Sure.  It's common to have these kinds of variants for one email address (note 
how subtle case variations can even appear in only the address portion):

  "Wutherington, Joanna - NYC" <address@hidden>
  "Wutherington, Joanna" <address@hidden>
  "JOANNA WUTHERINGTON" <address@hidden>
  "Joanna Wutherington" <address@hidden>
  "Joanna Wutherington" <address@hidden>
  "joanna wutherington" <address@hidden>
  "J. Wutherington" <address@hidden>
  "Joanna W." <address@hidden>
  "Joanna W" <address@hidden>
  "address@hidden" <address@hidden>
  ... etc, etc ...

(I've seen all of those variants before, and some addresses show up in my 
completion database with a significant number of those variants.  Oh, and 
sometimes they have double quotes and sometimes they don't.  Fun.)

There are many factors that can cause this kind of variation.  For example, 
when one is sending mail to that recipient, one might compose the email this 
way...

  "Joanna Wutherington" <address@hidden>

...even though one has never actually received mail from them with that exact 
form of the address.  Maybe one copied-and-pasted the address from other 
sources, or whatever.  The point is, that might be the route by which that 
particular form gets into the completion database.

So the question is, when completing an address, which variant does the user 
want?

Mailaprop tries to figure out the "best" variant of a given address, and assign 
that variant a higher score than any of the other variants, so that the "best" 
one shows up higher in the completion list than any of those others.

The algorithm Mailaprop uses for determining "best" is not important here.  The 
point is just that in order to have an algorithm at all, the inputs have to be 
available.  Thus, the reason to have a format that preserves all these variants 
is so that packages (like ecomplete and mailaprop) can have enough information 
to try out interesting algorithms for autofill behavior.

As far as I know, ecomplete just always remembers the most-recently-seen 
variant.  That probably works well for most cases, but there will be times when

  "Joanna Wutherington" <address@hidden>

gets replaced by (say)

  "address@hidden" <address@hidden>

...yet the user would almost certainly prefer the former.  Mailaprop preserves 
all the variants and scores them in order to avoid that situation.

>AFAICT the main difference here compared to the ecompleterc format is
>that we impose the notion of "sending" and "receiving", whereas the
>ecompleterc could conceivably be used for things fundamentally unrelated
>to sending/receiving messages (e.g. completion of file names, say).

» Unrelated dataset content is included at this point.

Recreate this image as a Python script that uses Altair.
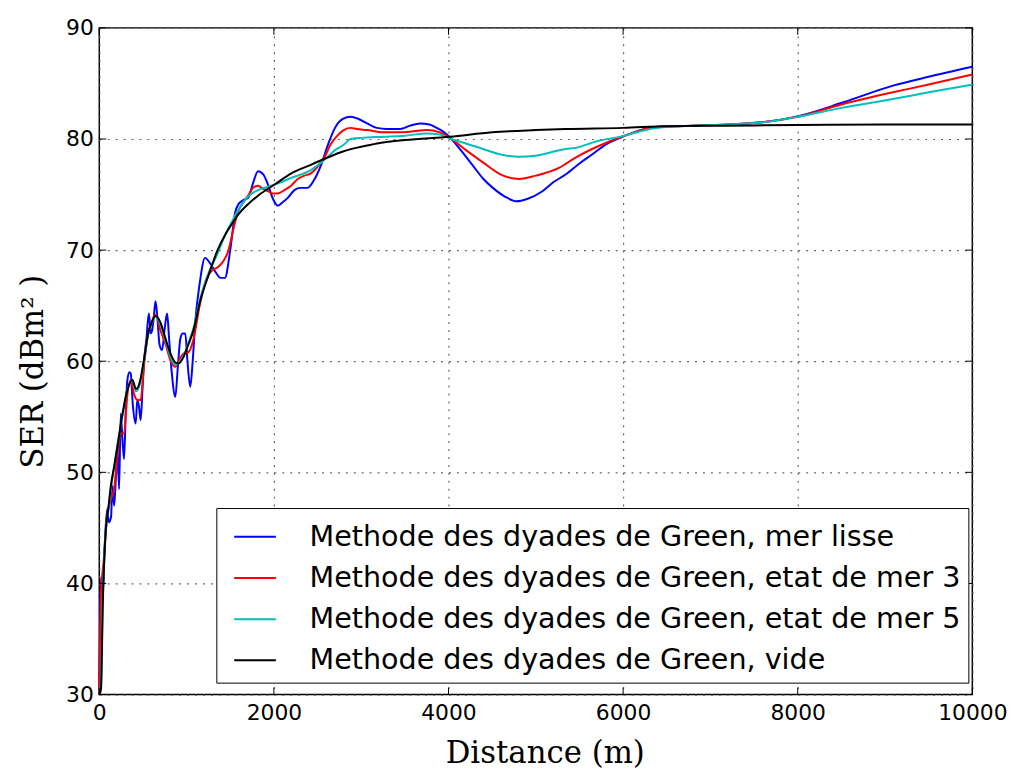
import altair as alt
import pandas as pd

# ---------------- data ----------------
lisse_d = [0, 20, 40, 60, 90, 110, 135, 150, 170, 190, 208, 227, 246, 265, 284, 305, 322, 345, 360, 385,
           417, 435, 455, 474, 495, 511, 540, 568, 590, 606, 625, 644, 665, 690, 720, 750, 777, 800, 830,
           871, 900, 928, 955, 985, 1010, 1042, 1070, 1098, 1150, 1212, 1270, 1326, 1390, 1439, 1500,
           1560, 1591, 1650, 1705, 1760, 1818, 1880, 1932, 1990, 2045, 2100, 2159, 2235, 2300, 2386,
           2460, 2538, 2620, 2700, 2790, 2879, 2970, 3068, 3180, 3295, 3447, 3560, 3674, 3780, 3864,
           3950, 4034, 4150, 4280, 4400, 4508, 4650, 4780, 4900, 5076, 5200, 5341, 5500, 5644, 5800,
           6023, 6200, 6402, 6600, 6800, 7000, 7200, 7576, 8030, 8523, 9091, 9500, 10000]
lisse_v = [30, 40.5, 39, 43, 46.7, 45.5, 46, 48.8, 47, 49.5, 52.3, 48.5, 55.3, 53, 51.2, 56, 58.3, 59, 58.9, 56,
           54.4, 56.5, 55.9, 54.7, 57.5, 59.8, 62, 64.3, 62.5, 62.8, 64, 65.4, 64, 61.5, 61.0, 63, 64.3, 62, 59,
           56.8, 59.5, 62.0, 62.5, 62.5, 60, 57.7, 60, 63.4, 67, 69.3, 68.8, 68.1, 67.5, 67.5, 70,
           73.5, 74.1, 74.5, 74.7, 76, 77.1, 76.8, 75.9, 74.6, 74.0, 74.3, 74.7, 75.4, 75.6, 75.6,
           76.3, 77.6, 79.5, 81.0, 81.8, 82.0, 81.8, 81.4, 81.0, 80.9, 80.9, 81.2, 81.4, 81.3, 81.0,
           80.6, 80.0, 78.9, 77.6, 76.4, 75.6, 74.8, 74.4, 74.6, 75.3, 76.1, 76.8, 77.8, 78.6, 79.5,
           80.3, 80.8, 81.1, 81.15, 81.2, 81.25, 81.3, 81.5, 82.1, 83.3, 84.8, 85.6, 86.5]

mer3_d = [0, 20, 50, 90, 130, 170, 208, 246, 284, 322, 360, 400, 440, 474, 511, 560, 600, 644, 700, 760,
          820, 871, 920, 966, 1020, 1080, 1150, 1231, 1300, 1364, 1420, 1477, 1540, 1591, 1650, 1705,
          1760, 1818, 1880, 1932, 1990, 2045, 2120, 2197, 2273, 2350, 2424, 2500, 2576, 2650, 2727,
          2800, 2880, 2950, 3068, 3250, 3447, 3600, 3750, 3900, 4034, 4200, 4394, 4600, 4811, 5000,
          5265, 5450, 5644, 5850, 6023, 6200, 6402, 6800, 7200, 7600, 8000, 8500, 9091, 9500, 10000]
mer3_v = [30, 39, 42, 46, 47.5, 48.5, 51.5, 53.5, 53.5, 57, 58.3, 57, 56.5, 56.5, 59.5, 62.5, 63.5, 64.2, 62.8, 61.5,
          60, 59.5, 60.2, 60.7, 60.8, 62.0, 65, 67.5, 68.2, 68.5, 69, 69.9, 72, 73.5, 74.3, 74.9,
          75.6, 75.8, 75.5, 75.3, 75.1, 75.1, 75.4, 75.8, 76.4, 76.7, 76.9, 77.5, 78.3, 79.5, 80.3,
          80.8, 81.0, 80.9, 80.8, 80.6, 80.6, 80.7, 80.8, 80.6, 80.0, 79.0, 77.9, 76.8, 76.4, 76.7,
          77.4, 78.3, 79.1, 79.8, 80.3, 80.8, 81.1, 81.2, 81.3, 81.5, 82.0, 83.1, 84.2, 84.9, 85.8]

mer5_d = [0, 20, 40, 76, 100, 133, 170, 208, 260, 322, 380, 420, 460, 511, 560, 600, 644, 700, 760, 820,
          870, 909, 960, 1020, 1080, 1155, 1250, 1350, 1450, 1515, 1591, 1700, 1818, 1932, 2045, 2200,
          2424, 2576, 2700, 2803, 2879, 3000, 3258, 3500, 3750, 3900, 4034, 4200, 4394, 4600, 4811,
          5000, 5341, 5455, 5700, 6023, 6200, 6402, 6800, 7200, 7600, 8000, 8500, 9091, 9500, 10000]
mer5_v = [30, 31, 38.5, 45, 46.3, 48.5, 50.5, 52.5, 54.8, 57.5, 58.2, 57.3, 57.8, 60.0, 62.4, 63.4, 64.0, 63.3, 61.8, 60.3,
          59.7, 59.8, 60.4, 61.6, 63.0, 65.6, 67.9, 69.6, 71.5, 72.5, 73.6, 74.8, 75.4, 75.7, 76.0, 76.5,
          77.2, 78.1, 79.0, 79.5, 80.0, 80.1, 80.2, 80.3, 80.5, 80.4, 80.0, 79.6, 79.1, 78.6, 78.4,
          78.5, 79.1, 79.2, 79.8, 80.3, 80.7, 81.0, 81.2, 81.3, 81.5, 82.0, 82.8, 83.6, 84.2, 84.9]

vide_d = [0, 20, 40, 76, 100, 133, 170, 208, 260, 322, 380, 420, 460, 511, 560, 600, 644, 700, 760, 820,
          870, 909, 960, 1020, 1080, 1155, 1250, 1350, 1450, 1515, 1591, 1700, 1818, 2008, 2200, 2400,
          2576, 2800, 3000, 3182, 3500, 4015, 4500, 5000, 5341, 6000, 6500, 7159, 8000, 9000, 10000]
vide_v = [30, 30.5, 38, 44.9, 46.5, 48.8, 50.5, 52.3, 55, 57.4, 58.3, 57.5, 58, 60.1, 62.5, 63.5, 64.1, 63.5, 62.0, 60.6,
          59.9, 59.8, 60.3, 61.5, 62.8, 65.4, 67.7, 69.9, 71.5, 72.3, 73.2, 74.1, 74.9, 75.9, 76.9, 77.6,
          78.2, 78.9, 79.3, 79.6, 79.9, 80.2, 80.6, 80.8, 80.9, 81.0, 81.15, 81.2, 81.25, 81.3, 81.3]

series_names = [
    "Methode des dyades de Green, mer lisse",
    "Methode des dyades de Green, etat de mer 3",
    "Methode des dyades de Green, etat de mer 5",
    "Methode des dyades de Green, vide",
]
series_colors = ["#0000ff", "#ff0000", "#00bfbf", "#000000"]

x_ticks = [0, 2000, 4000, 6000, 8000, 10000]
y_ticks = [30, 40, 50, 60, 70, 80, 90]

# ---------------- build table ----------------
rows = []
for name, ds, vs in zip(series_names, [lisse_d, mer3_d, mer5_d, vide_d], [lisse_v, mer3_v, mer5_v, vide_v]):
    for d, v in zip(ds, vs):
        rows.append({"serie": name, "d": d, "v": v})
df = pd.DataFrame(rows)

W, H = 880, 672
xscale = alt.Scale(domain=[0, 10000], nice=False)
yscale = alt.Scale(domain=[30, 90], nice=False)

x_axis = alt.Axis(title="Distance (m)", values=x_ticks, format="d", grid=True, labelFlush=False,
                  titleX=449, titleY=59, titleBaseline="middle",
                  titleFont="DejaVu Serif", titleFontSize=31, titleFontWeight="normal",
                  titleColor="black")
y_axis = alt.Axis(title="SER (dBm² )", values=y_ticks, grid=True, labelFlush=False,
                  titleX=-66, titleY=346, titleBaseline="middle", titleAlign="center",
                  titleFont="DejaVu Serif", titleFontSize=31, titleFontWeight="normal",
                  titleColor="black")

lines = alt.Chart(df).mark_line(strokeWidth=2, interpolate="monotone").encode(
    x=alt.X("d:Q", scale=xscale, axis=x_axis),
    y=alt.Y("v:Q", scale=yscale, axis=y_axis),
    color=alt.Color("serie:N",
                    scale=alt.Scale(domain=series_names, range=series_colors),
                    sort=series_names,
                    legend=alt.Legend(title=None, orient="none", legendX=118, legendY=484,
                                      strokeColor="black", fillColor="white", padding=7,
                                      symbolType="stroke", symbolSize=1764, symbolStrokeWidth=2,
                                      symbolOffset=10,
                                      labelFontSize=28.8, labelFont="DejaVu Sans", labelColor="black",
                                      labelOffset=33, labelLimit=1000, rowPadding=4.5, cornerRadius=0)),
)

tick_x = pd.DataFrame({"t": x_ticks})
tick_y = pd.DataFrame({"t": y_ticks})
tx_bot = alt.Chart(tick_x).mark_rule(color="black", strokeWidth=1).encode(
    x=alt.X("t:Q", scale=xscale, axis=x_axis), y=alt.value(H), y2=alt.value(H - 7))
tx_top = alt.Chart(tick_x).mark_rule(color="black", strokeWidth=1).encode(
    x=alt.X("t:Q", scale=xscale, axis=x_axis), y=alt.value(0), y2=alt.value(7))
ty_left = alt.Chart(tick_y).mark_rule(color="black", strokeWidth=1).encode(
    y=alt.Y("t:Q", scale=yscale, axis=y_axis), x=alt.value(0), x2=alt.value(7))
ty_right = alt.Chart(tick_y).mark_rule(color="black", strokeWidth=1).encode(
    y=alt.Y("t:Q", scale=yscale, axis=y_axis), x=alt.value(W), x2=alt.value(W - 7))

chart = alt.layer(lines, tx_bot, tx_top, ty_left, ty_right).properties(
    width=W, height=H,
    autosize=alt.AutoSizeParams(type="none"),
    padding={"left": 92, "top": 17, "right": 41, "bottom": 72},
    background="white",
).configure_axis(
    labelFont="DejaVu Sans", labelFontSize=22, labelColor="black",
    domain=False, ticks=False, labelPadding=8,
    gridColor="#555555", gridDash=[2, 6], gridWidth=1.2, gridOpacity=0.9,
).configure_axisX(labelPadding=8).configure_axisY(labelPadding=6).configure_view(
    stroke="black", strokeWidth=1.5
)

chart.save("out.html", embed_options={"renderer": "svg", "actions": False})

Ah, yes -- so could mailaprop, come to think of it.  However, the TYPE 
indicator can govern what's in the variant list.  In other words, we can adjust 
the proposal so that the inner format is just for when TYPE == `mail'.  The 
inner format for other types has yet to be determined, because we don't know 
yet what kind of inputs they'll need to make good autofill behavior possible.

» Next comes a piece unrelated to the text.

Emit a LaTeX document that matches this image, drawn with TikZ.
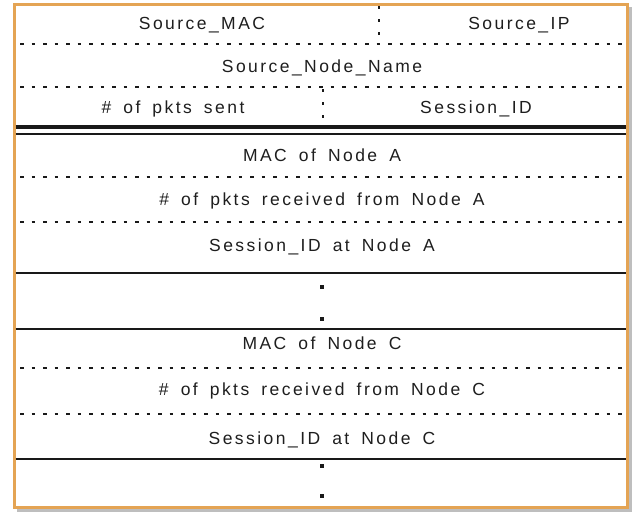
\documentclass[tikz,border=0pt]{standalone}
\usepackage{fontspec}
\newfontfamily\lblfont[LetterSpace=14,WordSpace=1.65]{Liberation Sans}
\definecolor{frameor}{RGB}{228,164,84}
\definecolor{shadowg}{RGB}{190,190,190}
\definecolor{txt}{RGB}{30,30,30}
\definecolor{ln}{RGB}{25,25,25}
\begin{document}
\begin{tikzpicture}[x=1pt,y=-1pt,
  lbl/.style={font=\lblfont\fontsize{17.5}{20}\selectfont, text=txt, inner sep=0pt, anchor=base},
  dotline/.style={draw=ln, line width=2.2pt, dash pattern=on 3.5pt off 8pt},
  vdot/.style={draw=ln, line width=2.6pt, dash pattern=on 2.6pt off 10.5pt},
  solidline/.style={draw=ln, line width=2pt},
  sq/.style={fill=ln, minimum size=3.6pt, inner sep=0pt, draw=none}]
\useasboundingbox (0,0) rectangle (636,514);
% shadow and frame
\fill[shadowg] (17,7) rectangle (632,512);
\draw[frameor, line width=3pt, fill=white] (14,4) rectangle (627,507);
% vertical dotted separators
\draw[vdot] (379,6) -- (379,44);
\draw[vdot] (323,89) -- (323,126);
% horizontal dotted lines
\foreach \yy in {44,87,177,222,368,414}
  \draw[dotline] (20,\yy) -- (627,\yy);
% solid lines
\draw[draw=ln, line width=3.2pt] (15.5,127) -- (625.5,127);
\draw[solidline] (15.5,134) -- (625.5,134);
\foreach \yy in {273,329,459}
  \draw[solidline] (15.5,\yy) -- (625.5,\yy);
% texts
\node[lbl] (smac) at (202,29) {Source\_MAC};
\node[lbl] (sip) at (519,29) {Source\_IP};
\node[lbl] (sname) at (322,72) {Source\_Node\_Name};
\node[lbl] (psent) at (173,113) {\# of pkts sent};
\node[lbl] (sid) at (476,113) {Session\_ID};
\node[lbl] (maca) at (322,161) {MAC of Node A};
\node[lbl] (pra) at (322,205) {\# of pkts received from Node A};
\node[lbl] (sida) at (322,251) {Session\_ID at Node A};
\node[lbl] (macc) at (322,349) {MAC of Node C};
\node[lbl] (prc) at (322,395) {\# of pkts received from Node C};
\node[lbl] (sidc) at (322,444) {Session\_ID at Node C};
% ellipsis dots
\node[sq] (d1) at (322,287) {};
\node[sq] (d2) at (322,319) {};
\node[sq] (d3) at (322,466) {};
\node[sq] (d4) at (322,496) {};
\end{tikzpicture}
\end{document}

>I haven't used ecomplete very much so far, but I've noticed some issues
>which I think are linked to having multiple Emacs sessions use it at the
>same time.  I haven't investigated enough to be sure, but in any case
>it's a use case that should be kept in mind.

That's probably related only to how ecomplete generates its database; I don't 
think it affects the format of the database.  I.e., if one wants to be able to 
"splice new things in" to the database in memory, and write the database out at 
the end of the session, that's not significantly harder with the proposed new 
format than with the old one, and any multiple-session or cross-machine 
synchronization/conflict problems are the same in both cases.

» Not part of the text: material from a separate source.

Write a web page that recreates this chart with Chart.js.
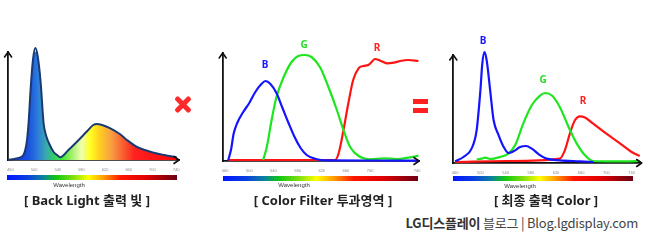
<!DOCTYPE html>
<html><head><meta charset="utf-8">
<script src="https://cdn.jsdelivr.net/npm/chart.js@4/dist/chart.umd.min.js"></script>
<style>
html,body{margin:0;padding:0;background:#fff;}
#wrap{position:relative;width:650px;height:240px;overflow:hidden;font-family:"Noto Sans","Noto Sans CJK KR",sans-serif;}
canvas{position:absolute;}
.bar{position:absolute;height:5px;background:linear-gradient(to right,#0015ff 0%,#0a40e0 12%,#0a80a0 21%,#10c810 29%,#80e010 39%,#ffff00 48%,#ff9a00 57%,#ff1500 67%,#e00000 82%,#6a0015 100%);}
.wl{position:absolute;font-family:"Liberation Sans",Arial,sans-serif;font-size:6px;color:#333;transform:translate(-50%,-50%);white-space:nowrap;}
.title{position:absolute;font-size:13px;font-weight:700;color:#222;transform:translate(-50%,-50%);white-space:nowrap;font-family:"Noto Sans","Noto Sans CJK KR",sans-serif;}
.lab{position:absolute;font-size:10px;font-weight:700;transform:translate(-50%,-50%);font-family:"Noto Sans",sans-serif;}
.xm{position:absolute;width:20px;height:5px;background:#ff2a2a;border-radius:2px;left:173px;top:101.5px;}
.eq{position:absolute;width:15px;height:5px;background:#ff2020;left:413px;}
#foot{position:absolute;right:12px;top:222px;transform:translateY(-50%);font-size:13px;color:#444;white-space:nowrap;font-family:"Noto Sans CJK KR",sans-serif;letter-spacing:-0.2px;}
#foot b{color:#333;}
</style></head>
<body><div id="wrap">
<canvas id="c1" width="200" height="150" style="left:0px;top:30px"></canvas>
<canvas id="c2" width="220" height="151" style="left:210px;top:30px"></canvas>
<canvas id="c3" width="210" height="153" style="left:440px;top:30px"></canvas>

<div class="xm" style="transform:rotate(45deg)"></div>
<div class="xm" style="transform:rotate(-45deg)"></div>
<div class="eq" style="top:99px"></div>
<div class="eq" style="top:108px"></div>

<div class="bar" style="left:7px;width:170px;top:175px"></div>
<div class="bar" style="left:223px;width:195px;top:175.5px"></div>
<div class="bar" style="left:453px;width:180px;top:176px"></div>
<div class="wl" style="left:69px;top:185px">Wavelength</div>
<div class="wl" style="left:294px;top:185px">Wavelength</div>
<div class="wl" style="left:520px;top:185.5px">Wavelength</div>
<div class="title" style="left:87px;top:199px">[ Back Light 출력 빛 ]</div>
<div class="title" style="left:323px;top:199px">[ Color Filter 투과영역 ]</div>
<div class="title" style="left:546px;top:199px">[ 최종 출력 Color ]</div>

<div class="lab" style="left:265px;top:64px;color:#1a1aff">B</div>
<div class="lab" style="left:304px;top:44px;color:#22dd22">G</div>
<div class="lab" style="left:377px;top:47px;color:#ff2020">R</div>
<div class="lab" style="left:483px;top:40px;color:#1a1aff">B</div>
<div class="lab" style="left:543px;top:79px;color:#22dd22">G</div>
<div class="lab" style="left:583px;top:100px;color:#ff2020">R</div>

<div id="foot"><b>LG디스플레이</b> 블로그 | Blog.lgdisplay.com</div>
</div>
<script>
// ---- data ----
const tickNm = [460, 500, 540, 580, 620, 660, 700, 740];

// Panel 1: back light spectrum
const backlightNm  = [456,470,478,482,485,488,491,494,498,502,506,511,516,520,525,533,539,544,558,572,590,600,606,615,629,645,657,674,690,702,720,741];
const backlightVal = [0,1.5,3,5,10,20,40,70,100,112,104,78,37,25,17,8,5,2.7,10,18,29,35,36,35,31.7,26,20,13,9.5,7.3,5,2.7];

// Panel 2: colour filter transmission
const filterBlueNm  = [465,470,474,480,490,500,510,520,527,535,545,555,565,575,585,595,610,630,700,780];
const filterBlueVal = [0.5,12,27,38,49,58,69,77,80,77,68,53,38,24,13,6,2,0.7,0.5,0.3];
const filterGreenNm  = [523,529,537,545,557,570,581,592,603,617,631,645,656,667,681,700,722,744,766,780];
const filterGreenVal = [1,14,41,64,84,99,105,106,104,94,74,51,31,14,5,1.7,2.7,2,3.7,5.3];
const filterRedNm  = [465,600,642,648,656,664,672,681,689,697,703,708,717,728,739,750,763,780];
const filterRedVal = [1,1,1,7.7,31,57.7,81,92.7,95,96,99.3,102,100.3,97.7,98.3,100,101,100];

// Panel 3: final output colour
const outBlueNm  = [460,473,486,494,500,503,506.5,510,515.5,521,529,537,544.5,552.5,563,572.5,581.5,595,605,626,658,679];
const outBlueVal = [1.7,6,14.4,32.7,72.7,99.4,111,102.7,72.7,42.7,27.7,16,10,11.7,16,17,14.4,7.7,4.4,2.7,1.7,1];
const outGreenNm  = [494,502,507.6,515.5,531,544.5,555,568,581.5,595,602.7,613,626,640,653,666,679,700,732,753];
const outGreenVal = [3.4,4.4,5.4,4,6,9.4,17.7,39.4,57.7,67.7,70,67.7,56,36,19.4,7.7,2,1.7,1.7,2];
const outRedNm  = [460,542,626,634,642,650,658,666,679,700,722,740,753];
const outRedVal = [1,2,4.4,12.7,29.4,42.7,46.7,45.4,39.4,29.4,19.4,11,7];

// ---- styles ----
const BLUE = '#1414ff', GREEN = '#1ee61e', RED = '#ff1414';
const fillStops = [[460,'#1030e0'],[490,'#1a50e0'],[505,'#2a78dc'],[520,'#38a8b0'],[535,'#30d060'],[548,'#40e830'],[565,'#a8f070'],[580,'#f0ffb0'],[595,'#ffff20'],[610,'#ffd020'],[630,'#f8a040'],[650,'#f86030'],[670,'#ff2020'],[740,'#ff0808']];

function pts(xs, ys){ return xs.map((x,i)=>({x:x, y:ys[i]})); }

const arrowPlugin = {
  id:'arrows',
  afterDraw(chart){
    const {left,right,top,bottom} = chart.chartArea;
    const c = chart.ctx;
    c.save();
    c.strokeStyle = '#111'; c.lineWidth = 1.6; c.lineCap='round'; c.lineJoin='round';
    c.beginPath();
    c.moveTo(left-3.5, top+5); c.lineTo(left, top); c.lineTo(left+3.5, top+5);
    c.moveTo(right-5, bottom-3.5); c.lineTo(right, bottom); c.lineTo(right-5, bottom+3.5);
    c.stroke();
    c.restore();
  }
};

function line(data, color){
  return {data, borderColor:color, borderWidth:2.2, pointRadius:0, fill:false,
          cubicInterpolationMode:'monotone', clip:false};
}

function makeChart(id, datasets, xMin, xMax, pad, stretchLast){
  return new Chart(document.getElementById(id), {
    type:'line',
    data:{datasets},
    options:{
      responsive:false, animation:false, devicePixelRatio:1,
      layout:{padding:pad},
      plugins:{legend:{display:false}, tooltip:{enabled:false}},
      scales:{
        x:{type:'linear', min:xMin, max:xMax,
           grid:{display:false, drawTicks:false},
           border:{display:true, color:'#111', width:1.8},
           ticks:{font:{size:4, family:'Liberation Sans'}, color:'#888', padding:7, maxRotation:0, autoSkip:false},
           afterBuildTicks:(s)=>{ s.ticks = tickNm.map((v,i)=>({value:(stretchLast && i===tickNm.length-1) ? xMax-3 : v, label:String(v)})); },
           afterTickToLabelConversion:(s)=>{ s.ticks.forEach((t,i)=>{ t.label = String(tickNm[i]); }); },
           afterFit:(s)=>{ s.height = 20; }
        },
        y:{min:0, max:108,
           grid:{display:false, drawTicks:false},
           border:{display:true, color:'#111', width:1.8},
           ticks:{display:false},
           afterFit:(s)=>{ s.width = 0; }
        }
      }
    },
    plugins:[arrowPlugin]
  });
}

// Panel 1
makeChart('c1', [{
  data: pts(backlightNm, backlightVal),
  borderColor:'#1a3a72', borderWidth:2, pointRadius:0, clip:false,
  cubicInterpolationMode:'monotone', fill:'origin',
  backgroundColor:(ctx)=>{
    const ch = ctx.chart; if(!ch.chartArea) return 'rgba(0,0,0,0)';
    const xs = ch.scales.x;
    const x0 = xs.getPixelForValue(460), x1 = xs.getPixelForValue(740);
    const g = ch.ctx.createLinearGradient(x0,0,x1,0);
    fillStops.forEach(([nm,col])=>g.addColorStop((nm-460)/280, col));
    return g;
  }
}], 456, 745, {left:8, right:21, top:22, bottom:0}, false);

// Panel 2
makeChart('c2', [
  line(pts(filterBlueNm, filterBlueVal), BLUE),
  line(pts(filterGreenNm, filterGreenVal), GREEN),
  line(pts(filterRedNm, filterRedVal), RED)
], 456, 781, {left:12.7, right:11, top:23, bottom:0}, true);

// Panel 3
makeChart('c3', [
  line(pts(outBlueNm, outBlueVal), BLUE),
  line(pts(outGreenNm, outGreenVal), GREEN),
  line(pts(outRedNm, outRedVal), RED)
], 457, 756, {left:13.3, right:8.3, top:25, bottom:0}, false);
</script>
</body></html>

>[ And along vaguely related lines, I'd really like if the ecompleterc
>  database could be somehow shared between my different machines.
>  E.g. by arranging for git-merge to "do-the-right-thing" on it, or by
>  storing (a copy of) it in IMAP.  ]

I haven't thought much about that, because I solve that problem out-of-band 
right now: my mailaprop database is under version control and gets 
automatically sync'd across all the machines I work on (and the same would be 
true of .ecompleterc if I were using that).  I agree it would be a good thing 
if Emacs solved that automagically, as long as it were truly reliable.